Problem statement: Can you transcribe every line exactly and leave the pictures behind?

____

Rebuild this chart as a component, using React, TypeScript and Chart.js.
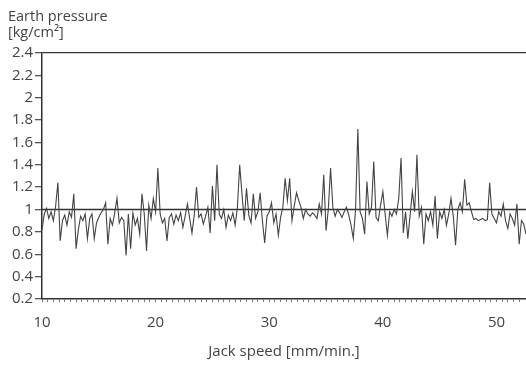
import React, { useEffect, useRef } from "react";
import { Chart, registerables } from "chart.js";

Chart.register(...registerables);

const X_START = 10;
const X_STEP = 0.2;
const X_MIN = 10;
const X_MAX = 52.6;
const Y_MIN = 0.2;
const Y_MAX = 2.4;
const REFERENCE_LEVEL = 1;

const TITLE_LINES = ["Earth pressure", "[kg/cm²]"];
const X_TITLE = "Jack speed [mm/min.]";

const EARTH_PRESSURE = [
  0.82, 0.96, 1.01, 0.92, 0.98, 0.90, 1.03, 1.24, 0.72, 0.90,
  0.95, 0.86, 0.98, 0.93, 1.14, 0.65, 0.82, 0.94, 0.90, 0.96,
  0.74, 0.92, 0.96, 0.74, 0.88, 0.93, 0.97, 1.00, 1.06, 0.69,
  0.92, 0.86, 0.97, 1.10, 0.88, 0.93, 0.90, 0.59, 0.96, 0.65,
  0.97, 0.86, 0.92, 0.78, 1.14, 0.96, 0.63, 1.04, 0.92, 1.10,
  0.98, 1.37, 0.96, 0.88, 0.92, 0.72, 0.93, 0.96, 0.87, 0.95,
  0.90, 0.97, 0.84, 0.94, 1.05, 0.92, 0.79, 0.95, 1.20, 0.93,
  0.96, 0.87, 0.94, 1.02, 0.79, 1.21, 0.90, 1.40, 0.96, 0.92,
  1.00, 0.84, 0.95, 0.90, 0.97, 0.86, 1.02, 1.40, 1.14, 0.90,
  1.19, 0.95, 0.88, 1.14, 0.92, 0.98, 1.15, 0.90, 0.70, 0.94,
  0.98, 1.06, 0.88, 0.96, 0.77, 0.93, 1.02, 1.28, 1.08, 1.28,
  0.90, 1.03, 1.15, 1.08, 1.02, 0.92, 1.00, 0.96, 0.94, 0.97,
  0.95, 0.92, 1.05, 0.96, 1.31, 0.81, 1.00, 1.37, 1.02, 0.94,
  1.00, 0.97, 0.93, 0.98, 1.02, 0.95, 0.86, 0.74, 1.00, 1.72,
  0.98, 0.92, 0.78, 1.25, 0.96, 1.02, 1.43, 0.93, 0.90, 1.04,
  1.16, 0.96, 0.77, 0.98, 0.94, 1.00, 0.96, 1.10, 1.46, 0.79,
  0.98, 0.74, 0.95, 1.16, 0.98, 1.49, 0.94, 1.02, 0.69, 0.96,
  0.90, 0.98, 0.86, 1.12, 0.74, 0.98, 0.92, 1.00, 0.86, 0.96,
  1.10, 0.94, 0.68, 1.00, 1.06, 0.98, 1.27, 1.04, 1.06, 0.98,
  0.91, 0.92, 0.90, 0.91, 0.92, 0.90, 0.91, 1.24, 0.96, 0.92,
  0.88, 0.98, 0.94, 1.05, 0.90, 0.83, 0.96, 0.92, 0.86, 1.05,
  0.69, 0.90, 0.87, 0.78,
];

const FONT = "'Open Sans', 'DejaVu Sans', sans-serif";
const TEXT = "#444";
const AXIS = "#333";

export default function App() {
  const ref = useRef<HTMLCanvasElement | null>(null);

  useEffect(() => {
    if (!ref.current) return;
    const points = EARTH_PRESSURE.map((v, i) => ({ x: X_START + i * X_STEP, y: v }));
    const chart = new Chart(ref.current, {
      type: "line",
      data: {
        datasets: [
          {
            data: points,
            borderColor: "#444",
            borderWidth: 1.1,
            pointRadius: 0,
            tension: 0,
          },
          {
            data: [
              { x: X_MIN, y: REFERENCE_LEVEL },
              { x: X_MAX, y: REFERENCE_LEVEL },
            ],
            borderColor: AXIS,
            borderWidth: 1.3,
            pointRadius: 0,
          },
        ],
      },
      options: {
        animation: false,
        responsive: true,
        maintainAspectRatio: false,
        layout: { padding: { left: 8, right: 0, top: 0, bottom: 0 } },
        plugins: {
          legend: { display: false },
          tooltip: { enabled: false },
          title: {
            display: true,
            text: TITLE_LINES,
            align: "start",
            color: TEXT,
            font: { family: FONT, size: 14.5, weight: "normal", lineHeight: 1.1 },
            padding: { top: 9, bottom: 12 },
          },
        },
        scales: {
          x: {
            type: "linear",
            min: X_MIN,
            max: X_MAX,
            border: { display: true, color: AXIS, width: 1.5 },
            grid: {
              drawOnChartArea: false,
              drawTicks: true,
              tickLength: 3,
              tickColor: "#777",
            },
            ticks: {
              stepSize: 0.5,
              autoSkip: false,
              maxRotation: 0,
              padding: 12,
              color: TEXT,
              font: { family: FONT, size: 15 },
              callback: (value: any) => {
                const v = Number(value);
                return Math.abs(v - Math.round(v / 10) * 10) < 1e-6 ? String(Math.round(v)) : "";
              },
            },
            title: {
              display: true,
              text: X_TITLE,
              color: TEXT,
              font: { family: FONT, size: 15 },
              padding: { top: 6, bottom: 4 },
            },
            afterFit: (scale: any) => {
              scale.height = 66;
              scale.paddingRight = 0;
              scale.paddingLeft = 0;
            },
          },
          y: {
            min: Y_MIN,
            max: Y_MAX,
            border: { display: true, color: AXIS, width: 1.5 },
            grid: {
              drawOnChartArea: true,
              color: (ctx: any) =>
                ctx.tick && Math.abs(ctx.tick.value - Y_MAX) < 1e-6 ? AXIS : "rgba(0,0,0,0)",
              lineWidth: 1.3,
              tickColor: "#555",
              tickLength: 7,
            },
            ticks: {
              stepSize: 0.2,
              padding: 2,
              color: TEXT,
              font: { family: FONT, size: 15 },
              callback: (value: any) => String(Math.round(Number(value) * 10) / 10),
            },
            afterFit: (scale: any) => {
              scale.width = 34;
              scale.paddingTop = 0;
            },
          },
        },
      },
    });
    return () => chart.destroy();
  }, []);

  return (
    <div style={{ position: "absolute", left: 0, top: 0, width: 526, height: 365, background: "#fff" }}>
      <canvas ref={ref} />
    </div>
  );
}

____

Task solution:
Rebuild this chart as a component, using React, TypeScript and Chart.js.
import React, { useEffect, useRef } from "react";
import { Chart, registerables } from "chart.js";

Chart.register(...registerables);

const X_START = 10;
const X_STEP = 0.2;
const X_MIN = 10;
const X_MAX = 52.6;
const Y_MIN = 0.2;
const Y_MAX = 2.4;
const REFERENCE_LEVEL = 1;

const TITLE_LINES = ["Earth pressure", "[kg/cm²]"];
const X_TITLE = "Jack speed [mm/min.]";

const EARTH_PRESSURE = [
  0.82, 0.96, 1.01, 0.92, 0.98, 0.90, 1.03, 1.24, 0.72, 0.90,
  0.95, 0.86, 0.98, 0.93, 1.14, 0.65, 0.82, 0.94, 0.90, 0.96,
  0.74, 0.92, 0.96, 0.74, 0.88, 0.93, 0.97, 1.00, 1.06, 0.69,
  0.92, 0.86, 0.97, 1.10, 0.88, 0.93, 0.90, 0.59, 0.96, 0.65,
  0.97, 0.86, 0.92, 0.78, 1.14, 0.96, 0.63, 1.04, 0.92, 1.10,
  0.98, 1.37, 0.96, 0.88, 0.92, 0.72, 0.93, 0.96, 0.87, 0.95,
  0.90, 0.97, 0.84, 0.94, 1.05, 0.92, 0.79, 0.95, 1.20, 0.93,
  0.96, 0.87, 0.94, 1.02, 0.79, 1.21, 0.90, 1.40, 0.96, 0.92,
  1.00, 0.84, 0.95, 0.90, 0.97, 0.86, 1.02, 1.40, 1.14, 0.90,
  1.19, 0.95, 0.88, 1.14, 0.92, 0.98, 1.15, 0.90, 0.70, 0.94,
  0.98, 1.06, 0.88, 0.96, 0.77, 0.93, 1.02, 1.28, 1.08, 1.28,
  0.90, 1.03, 1.15, 1.08, 1.02, 0.92, 1.00, 0.96, 0.94, 0.97,
  0.95, 0.92, 1.05, 0.96, 1.31, 0.81, 1.00, 1.37, 1.02, 0.94,
  1.00, 0.97, 0.93, 0.98, 1.02, 0.95, 0.86, 0.74, 1.00, 1.72,
  0.98, 0.92, 0.78, 1.25, 0.96, 1.02, 1.43, 0.93, 0.90, 1.04,
  1.16, 0.96, 0.77, 0.98, 0.94, 1.00, 0.96, 1.10, 1.46, 0.79,
  0.98, 0.74, 0.95, 1.16, 0.98, 1.49, 0.94, 1.02, 0.69, 0.96,
  0.90, 0.98, 0.86, 1.12, 0.74, 0.98, 0.92, 1.00, 0.86, 0.96,
  1.10, 0.94, 0.68, 1.00, 1.06, 0.98, 1.27, 1.04, 1.06, 0.98,
  0.91, 0.92, 0.90, 0.91, 0.92, 0.90, 0.91, 1.24, 0.96, 0.92,
  0.88, 0.98, 0.94, 1.05, 0.90, 0.83, 0.96, 0.92, 0.86, 1.05,
  0.69, 0.90, 0.87, 0.78,
];

const FONT = "'Open Sans', 'DejaVu Sans', sans-serif";
const TEXT = "#444";
const AXIS = "#333";

export default function App() {
  const ref = useRef<HTMLCanvasElement | null>(null);

  useEffect(() => {
    if (!ref.current) return;
    const points = EARTH_PRESSURE.map((v, i) => ({ x: X_START + i * X_STEP, y: v }));
    const chart = new Chart(ref.current, {
      type: "line",
      data: {
        datasets: [
          {
            data: points,
            borderColor: "#444",
            borderWidth: 1.1,
            pointRadius: 0,
            tension: 0,
          },
          {
            data: [
              { x: X_MIN, y: REFERENCE_LEVEL },
              { x: X_MAX, y: REFERENCE_LEVEL },
            ],
            borderColor: AXIS,
            borderWidth: 1.3,
            pointRadius: 0,
          },
        ],
      },
      options: {
        animation: false,
        responsive: true,
        maintainAspectRatio: false,
        layout: { padding: { left: 8, right: 0, top: 0, bottom: 0 } },
        plugins: {
          legend: { display: false },
          tooltip: { enabled: false },
          title: {
            display: true,
            text: TITLE_LINES,
            align: "start",
            color: TEXT,
            font: { family: FONT, size: 14.5, weight: "normal", lineHeight: 1.1 },
            padding: { top: 9, bottom: 12 },
          },
        },
        scales: {
          x: {
            type: "linear",
            min: X_MIN,
            max: X_MAX,
            border: { display: true, color: AXIS, width: 1.5 },
            grid: {
              drawOnChartArea: false,
              drawTicks: true,
              tickLength: 3,
              tickColor: "#777",
            },
            ticks: {
              stepSize: 0.5,
              autoSkip: false,
              maxRotation: 0,
              padding: 12,
              color: TEXT,
              font: { family: FONT, size: 15 },
              callback: (value: any) => {
                const v = Number(value);
                return Math.abs(v - Math.round(v / 10) * 10) < 1e-6 ? String(Math.round(v)) : "";
              },
            },
            title: {
              display: true,
              text: X_TITLE,
              color: TEXT,
              font: { family: FONT, size: 15 },
              padding: { top: 6, bottom: 4 },
            },
            afterFit: (scale: any) => {
              scale.height = 66;
              scale.paddingRight = 0;
              scale.paddingLeft = 0;
            },
          },
          y: {
            min: Y_MIN,
            max: Y_MAX,
            border: { display: true, color: AXIS, width: 1.5 },
            grid: {
              drawOnChartArea: true,
              color: (ctx: any) =>
                ctx.tick && Math.abs(ctx.tick.value - Y_MAX) < 1e-6 ? AXIS : "rgba(0,0,0,0)",
              lineWidth: 1.3,
              tickColor: "#555",
              tickLength: 7,
            },
            ticks: {
              stepSize: 0.2,
              padding: 2,
              color: TEXT,
              font: { family: FONT, size: 15 },
              callback: (value: any) => String(Math.round(Number(value) * 10) / 10),
            },
            afterFit: (scale: any) => {
              scale.width = 34;
              scale.paddingTop = 0;
            },
          },
        },
      },
    });
    return () => chart.destroy();
  }, []);

  return (
    <div style={{ position: "absolute", left: 0, top: 0, width: 526, height: 365, background: "#fff" }}>
      <canvas ref={ref} />
    </div>
  );
}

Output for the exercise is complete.